— START DATASET EXTRACT —

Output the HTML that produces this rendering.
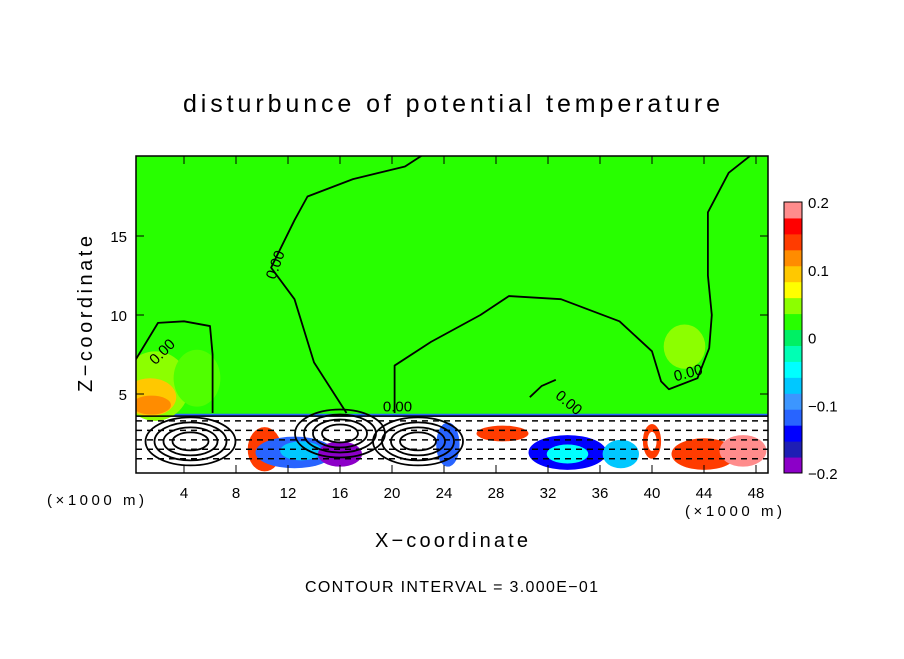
<!DOCTYPE html>
<html><head><meta charset="utf-8">
<style>
body{margin:0;background:#fff;}
svg text{font-family:"Liberation Sans","DejaVu Sans",sans-serif;}
</style></head>
<body>
<svg id="chart" width="904" height="654" viewBox="0 0 904 654" xmlns="http://www.w3.org/2000/svg">
<defs><clipPath id="pc"><rect x="136" y="156" width="632" height="317"/></clipPath></defs>
<text x="183" y="112" font-size="25" textLength="537" lengthAdjust="spacing">disturbunce of potential temperature</text>
<g id="plot" clip-path="url(#pc)"></g>
<rect x="136" y="156" width="632" height="317" fill="none" stroke="#000" stroke-width="1.5"/>
<g id="axes"></g>
<g id="cbar"></g>
<text x="47" y="505" font-size="15" textLength="97">(×1000 m)</text>
<text x="685" y="516" font-size="15" textLength="97">(×1000 m)</text>
<text x="375" y="547" font-size="20" textLength="153">X−coordinate</text>
<text x="92" y="392" font-size="20" textLength="156" transform="rotate(-90 92 392)">Z−coordinate</text>
<text x="305" y="592" font-size="16" textLength="293">CONTOUR INTERVAL = 3.000E−01</text>
</svg>
<script>
const xTicks=[4,8,12,16,20,24,28,32,36,40,44,48];
const zTicks=[5,10,15];
const cbTicks=[0.2,0.1,0,-0.1,-0.2];
const cbColors=["#8c00c8","#1e1eb4","#0000ff","#2864ff","#3c96ff","#00c8ff","#00ffff","#00ffb4","#00f064","#28ff00","#8cff00","#ffff00","#ffc800","#ff8c00","#ff3c00","#ff0000","#ff8c8c"];
const zeroLineA=[[0.3,7.2],[2,9.5],[4,9.6],[6,9.3],[6.2,7.5],[6.2,3.8]];
const zeroLineB=[[16.5,3.8],[14,7],[12.5,11],[10.7,13],[12.5,16],[13.5,17.5],[17,18.6],[21,19.4],[22.5,20.2]];
const zeroLineC=[[20.2,3.8],[20.2,6.8],[23,8.3],[26.8,10],[29,11.2],[33,11],[37.5,9.6],[40,7.7],[40.7,5.8],[41.3,5.3],[43.5,6],[44.4,7.9],[44.6,10],[44.3,12.5],[44.3,16.5],[45.9,19],[47.9,20.3]];
const zeroLineD=[[30.6,4.8],[31.5,5.5],[32.6,5.9]];
const blobs=[[1.8,5.5,2.6,2.2,"#8cff00"],[1.4,4.8,2,1.2,"#ffc800"],[1.5,4.3,1.5,0.6,"#ff8c00"],[5,6,1.8,1.8,"#50ff00"],[42.5,8,1.6,1.4,"#8cff00"],[10.2,1.5,1.3,1.4,"#ff3c00"],[12.5,1.3,3,1,"#2864ff"],[13,1.4,1.6,0.6,"#00c8ff"],[16,1.2,1.7,0.8,"#8c00c8"],[24.3,1.8,0.9,1.4,"#2864ff"],[28.5,2.5,2,0.5,"#ff3c00"],[33.5,1.3,3,1.1,"#0000ff"],[33.5,1.2,1.6,0.6,"#00ffff"],[40,2,0.7,1.1,"#ff3c00"],[40,2,0.35,0.6,"#fff"],[44,1.2,2.5,1,"#ff3c00"],[47,1.4,1.8,1,"#ff8c8c"],[37.6,1.2,1.4,0.9,"#00c8ff"]];
const X=v=>132+13*v, Z=v=>473-15.8*v;
const ns="http://www.w3.org/2000/svg";
function mk(t,a,p){const e=document.createElementNS(ns,t);for(const k in a)e.setAttribute(k,a[k]);p.appendChild(e);return e;}
const plot=document.getElementById('plot'),axes=document.getElementById('axes'),cbar=document.getElementById('cbar');
let bg=mk('rect',{x:136,y:156,width:632,height:317,fill:"#28ff00"},plot);


let wl=mk('rect',{x:136,y:Z(3.6),width:632,height:Z(0)-Z(3.6),fill:"#fff"},plot);


let bl=mk('rect',{x:136,y:Z(3.75),width:632,height:3,fill:"#2864ff"},plot);


blobs.forEach(b=>{const e=mk('ellipse',{cx:X(b[0]),cy:Z(b[1]),rx:b[2]*13,ry:b[3]*15.8,fill:b[4]},plot);

});
for(let r=0;r<5;r++){const e=mk('line',{x1:136,x2:768,y1:Z(3.3-r*0.6),y2:Z(3.3-r*0.6),stroke:"#000","stroke-dasharray":"6 5","stroke-width":1.5},plot);

}
const sl=mk('line',{x1:136,x2:768,y1:Z(3.6),y2:Z(3.6),stroke:"#000","stroke-width":1.5},plot);


[[4.5,2],[16,2.5],[22,2]].forEach(c=>{for(let i=0;i<4;i++){const e=mk('ellipse',{cx:X(c[0]),cy:Z(c[1]),rx:18+i*9,ry:9+i*5,fill:"none",stroke:"#000","stroke-width":1.8},plot);

}});
[zeroLineA,zeroLineB,zeroLineC,zeroLineD].forEach(l=>{const p=mk('polyline',{points:l.map(q=>X(q[0])+","+Z(q[1])).join(" "),fill:"none",stroke:"#000","stroke-width":1.8,"stroke-linejoin":"round"},plot);

});
[[1.8,6.8,-45],[11,12.2,-70],[32.5,4.8,40],[41.8,5.8,-15],[19.3,3.9,0]].forEach(l=>{const t=mk('text',{x:X(l[0]),y:Z(l[1]),"font-size":15,transform:`rotate(${l[2]} ${X(l[0])} ${Z(l[1])})`},axes);t.textContent="0.00";

});
xTicks.forEach(v=>{const x=X(v);mk('line',{x1:x,x2:x,y1:473,y2:465,stroke:"#000"},axes);mk('line',{x1:x,x2:x,y1:156,y2:164,stroke:"#000"},axes);
const t=mk('text',{x:x,y:498,"font-size":15,"text-anchor":"middle"},axes);t.textContent=v;

});
zTicks.forEach(v=>{const y=Z(v);mk('line',{x1:136,x2:144,y1:y,y2:y,stroke:"#000"},axes);mk('line',{x1:760,x2:768,y1:y,y2:y,stroke:"#000"},axes);
const t=mk('text',{x:127,y:y+6,"font-size":15,"text-anchor":"end"},axes);t.textContent=v;

});
const cbTop=202,cbBot=473,n=cbColors.length,h=(cbBot-cbTop)/n;
cbColors.forEach((c,i)=>{const r=mk('rect',{x:784,y:cbBot-(i+1)*h,width:18,height:h+0.5,fill:c},cbar);

});
mk('rect',{x:784,y:cbTop,width:18,height:cbBot-cbTop,fill:"none",stroke:"#000"},cbar);
cbTicks.forEach(v=>{const y=cbBot-(v+0.2)/0.4*(cbBot-cbTop);const t=mk('text',{x:808,y:y+6,"font-size":15},cbar);t.textContent=v===0?"0":(v<0?"−"+Math.abs(v):v);

});
</script>
</body></html>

— END DATASET EXTRACT —

» **REQUEST**
Every line of the data above should be quoted exactly. Omit the pictures.

» **OUTPUT FOR THIS TASK**
Output the HTML that produces this rendering.
<!DOCTYPE html>
<html><head><meta charset="utf-8">
<style>
body{margin:0;background:#fff;}
svg text{font-family:"Liberation Sans","DejaVu Sans",sans-serif;}
</style></head>
<body>
<svg id="chart" width="904" height="654" viewBox="0 0 904 654" xmlns="http://www.w3.org/2000/svg">
<defs><clipPath id="pc"><rect x="136" y="156" width="632" height="317"/></clipPath></defs>
<text x="183" y="112" font-size="25" textLength="537" lengthAdjust="spacing">disturbunce of potential temperature</text>
<g id="plot" clip-path="url(#pc)"></g>
<rect x="136" y="156" width="632" height="317" fill="none" stroke="#000" stroke-width="1.5"/>
<g id="axes"></g>
<g id="cbar"></g>
<text x="47" y="505" font-size="15" textLength="97">(×1000 m)</text>
<text x="685" y="516" font-size="15" textLength="97">(×1000 m)</text>
<text x="375" y="547" font-size="20" textLength="153">X−coordinate</text>
<text x="92" y="392" font-size="20" textLength="156" transform="rotate(-90 92 392)">Z−coordinate</text>
<text x="305" y="592" font-size="16" textLength="293">CONTOUR INTERVAL = 3.000E−01</text>
</svg>
<script>
const xTicks=[4,8,12,16,20,24,28,32,36,40,44,48];
const zTicks=[5,10,15];
const cbTicks=[0.2,0.1,0,-0.1,-0.2];
const cbColors=["#8c00c8","#1e1eb4","#0000ff","#2864ff","#3c96ff","#00c8ff","#00ffff","#00ffb4","#00f064","#28ff00","#8cff00","#ffff00","#ffc800","#ff8c00","#ff3c00","#ff0000","#ff8c8c"];
const zeroLineA=[[0.3,7.2],[2,9.5],[4,9.6],[6,9.3],[6.2,7.5],[6.2,3.8]];
const zeroLineB=[[16.5,3.8],[14,7],[12.5,11],[10.7,13],[12.5,16],[13.5,17.5],[17,18.6],[21,19.4],[22.5,20.2]];
const zeroLineC=[[20.2,3.8],[20.2,6.8],[23,8.3],[26.8,10],[29,11.2],[33,11],[37.5,9.6],[40,7.7],[40.7,5.8],[41.3,5.3],[43.5,6],[44.4,7.9],[44.6,10],[44.3,12.5],[44.3,16.5],[45.9,19],[47.9,20.3]];
const zeroLineD=[[30.6,4.8],[31.5,5.5],[32.6,5.9]];
const blobs=[[1.8,5.5,2.6,2.2,"#8cff00"],[1.4,4.8,2,1.2,"#ffc800"],[1.5,4.3,1.5,0.6,"#ff8c00"],[5,6,1.8,1.8,"#50ff00"],[42.5,8,1.6,1.4,"#8cff00"],[10.2,1.5,1.3,1.4,"#ff3c00"],[12.5,1.3,3,1,"#2864ff"],[13,1.4,1.6,0.6,"#00c8ff"],[16,1.2,1.7,0.8,"#8c00c8"],[24.3,1.8,0.9,1.4,"#2864ff"],[28.5,2.5,2,0.5,"#ff3c00"],[33.5,1.3,3,1.1,"#0000ff"],[33.5,1.2,1.6,0.6,"#00ffff"],[40,2,0.7,1.1,"#ff3c00"],[40,2,0.35,0.6,"#fff"],[44,1.2,2.5,1,"#ff3c00"],[47,1.4,1.8,1,"#ff8c8c"],[37.6,1.2,1.4,0.9,"#00c8ff"]];
const X=v=>132+13*v, Z=v=>473-15.8*v;
const ns="http://www.w3.org/2000/svg";
function mk(t,a,p){const e=document.createElementNS(ns,t);for(const k in a)e.setAttribute(k,a[k]);p.appendChild(e);return e;}
const plot=document.getElementById('plot'),axes=document.getElementById('axes'),cbar=document.getElementById('cbar');
let bg=mk('rect',{x:136,y:156,width:632,height:317,fill:"#28ff00"},plot);


let wl=mk('rect',{x:136,y:Z(3.6),width:632,height:Z(0)-Z(3.6),fill:"#fff"},plot);


let bl=mk('rect',{x:136,y:Z(3.75),width:632,height:3,fill:"#2864ff"},plot);


blobs.forEach(b=>{const e=mk('ellipse',{cx:X(b[0]),cy:Z(b[1]),rx:b[2]*13,ry:b[3]*15.8,fill:b[4]},plot);

});
for(let r=0;r<5;r++){const e=mk('line',{x1:136,x2:768,y1:Z(3.3-r*0.6),y2:Z(3.3-r*0.6),stroke:"#000","stroke-dasharray":"6 5","stroke-width":1.5},plot);

}
const sl=mk('line',{x1:136,x2:768,y1:Z(3.6),y2:Z(3.6),stroke:"#000","stroke-width":1.5},plot);


[[4.5,2],[16,2.5],[22,2]].forEach(c=>{for(let i=0;i<4;i++){const e=mk('ellipse',{cx:X(c[0]),cy:Z(c[1]),rx:18+i*9,ry:9+i*5,fill:"none",stroke:"#000","stroke-width":1.8},plot);

}});
[zeroLineA,zeroLineB,zeroLineC,zeroLineD].forEach(l=>{const p=mk('polyline',{points:l.map(q=>X(q[0])+","+Z(q[1])).join(" "),fill:"none",stroke:"#000","stroke-width":1.8,"stroke-linejoin":"round"},plot);

});
[[1.8,6.8,-45],[11,12.2,-70],[32.5,4.8,40],[41.8,5.8,-15],[19.3,3.9,0]].forEach(l=>{const t=mk('text',{x:X(l[0]),y:Z(l[1]),"font-size":15,transform:`rotate(${l[2]} ${X(l[0])} ${Z(l[1])})`},axes);t.textContent="0.00";

});
xTicks.forEach(v=>{const x=X(v);mk('line',{x1:x,x2:x,y1:473,y2:465,stroke:"#000"},axes);mk('line',{x1:x,x2:x,y1:156,y2:164,stroke:"#000"},axes);
const t=mk('text',{x:x,y:498,"font-size":15,"text-anchor":"middle"},axes);t.textContent=v;

});
zTicks.forEach(v=>{const y=Z(v);mk('line',{x1:136,x2:144,y1:y,y2:y,stroke:"#000"},axes);mk('line',{x1:760,x2:768,y1:y,y2:y,stroke:"#000"},axes);
const t=mk('text',{x:127,y:y+6,"font-size":15,"text-anchor":"end"},axes);t.textContent=v;

});
const cbTop=202,cbBot=473,n=cbColors.length,h=(cbBot-cbTop)/n;
cbColors.forEach((c,i)=>{const r=mk('rect',{x:784,y:cbBot-(i+1)*h,width:18,height:h+0.5,fill:c},cbar);

});
mk('rect',{x:784,y:cbTop,width:18,height:cbBot-cbTop,fill:"none",stroke:"#000"},cbar);
cbTicks.forEach(v=>{const y=cbBot-(v+0.2)/0.4*(cbBot-cbTop);const t=mk('text',{x:808,y:y+6,"font-size":15},cbar);t.textContent=v===0?"0":(v<0?"−"+Math.abs(v):v);

});
</script>
</body></html>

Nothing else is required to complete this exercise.